◆ **PROBLEM REQUIREMENTS**
Return the lines that follow, exactly as they appear, from the first through the one containing "const seriesNames = ['SP"; no pictures are to be included.

━━ DATASET EXTRACT

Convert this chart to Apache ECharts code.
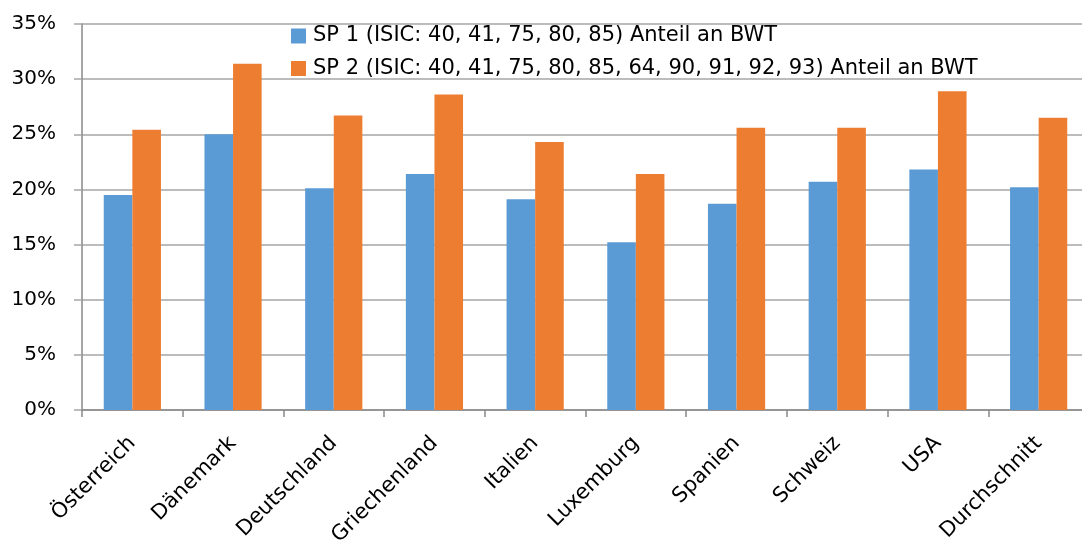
<!DOCTYPE html>
<html>
<head>
<meta charset="utf-8">
<script src="https://cdn.jsdelivr.net/npm/echarts@6/dist/echarts.min.js"></script>
<style>
html,body{margin:0;padding:0;background:#fff;}
#c{width:1082px;height:542px;}
</style>
</head>
<body>
<div id="c"></div>
<script>
const categories = ['Österreich','Dänemark','Deutschland','Griechenland','Italien','Luxemburg','Spanien','Schweiz','USA','Durchschnitt'];
const sp1 = [19.5, 25.0, 20.1, 21.4, 19.1, 15.2, 18.7, 20.7, 21.8, 20.2];
const sp2 = [25.4, 31.4, 26.7, 28.6, 24.3, 21.4, 25.6, 25.6, 28.9, 26.5];
const seriesNames = ['SP 1 (ISIC: 40, 41, 75, 80, 85) Anteil an BWT','SP 2 (ISIC: 40, 41, 75, 80, 85, 64, 90, 91, 92, 93) Anteil an BWT'];

const font = 'DejaVu Sans';
const chart = echarts.init(document.getElementById('c'));
chart.setOption({
  animation:false,
  textStyle:{fontFamily:font},
  legend:{
    orient:'vertical', left:291, top:25.5, padding:0,
    itemWidth:15, itemHeight:15, itemGap:11.5,
    icon:'rect',
    textStyle:{fontSize:21, lineHeight:21, color:'#000', fontFamily:font, padding:[0,0,0,2]},
    data:seriesNames
  },
  grid:{left:82, right:-7, top:24, bottom:132, containLabel:false, outerBoundsMode:'none'},
  xAxis:{
    type:'category', data:categories,
    axisLine:{lineStyle:{color:'#898989', width:1.5}},
    axisTick:{show:true, length:7, alignWithLabel:false, lineStyle:{color:'#898989', width:1.5}},
    axisLabel:{rotate:45, fontSize:21, color:'#000', margin:30, fontFamily:font, interval:0}
  },
  yAxis:{
    type:'value', min:0, max:35, interval:5,
    axisLine:{show:true, lineStyle:{color:'#898989', width:1.5}},
    axisTick:{show:true, length:8, lineStyle:{color:'#A6A6A6', width:1.5}},
    splitLine:{lineStyle:{color:'#A6A6A6', width:1.5}},
    axisLabel:{formatter:'{value}%', fontSize:20, color:'#000', margin:26, fontFamily:font}
  },
  series:[
    {name:seriesNames[0], type:'bar', data:sp1, barWidth:'28.4%', barGap:'0%', itemStyle:{color:'#5B9BD5'}},
    {name:seriesNames[1], type:'bar', data:sp2, barWidth:'28.4%', barGap:'0%', itemStyle:{color:'#ED7D31'}}
  ]
});
</script>
</body>
</html>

━━━━

◆ **RESULT**
Convert this chart to Apache ECharts code.
<!DOCTYPE html>
<html>
<head>
<meta charset="utf-8">
<script src="https://cdn.jsdelivr.net/npm/echarts@6/dist/echarts.min.js"></script>
<style>
html,body{margin:0;padding:0;background:#fff;}
#c{width:1082px;height:542px;}
</style>
</head>
<body>
<div id="c"></div>
<script>
const categories = ['Österreich','Dänemark','Deutschland','Griechenland','Italien','Luxemburg','Spanien','Schweiz','USA','Durchschnitt'];
const sp1 = [19.5, 25.0, 20.1, 21.4, 19.1, 15.2, 18.7, 20.7, 21.8, 20.2];
const sp2 = [25.4, 31.4, 26.7, 28.6, 24.3, 21.4, 25.6, 25.6, 28.9, 26.5];
const seriesNames = ['SP 1 (ISIC: 40, 41, 75, 80, 85) Anteil an BWT','SP 2 (ISIC: 40, 41, 75, 80, 85, 64, 90, 91, 92, 93) Anteil an BWT'];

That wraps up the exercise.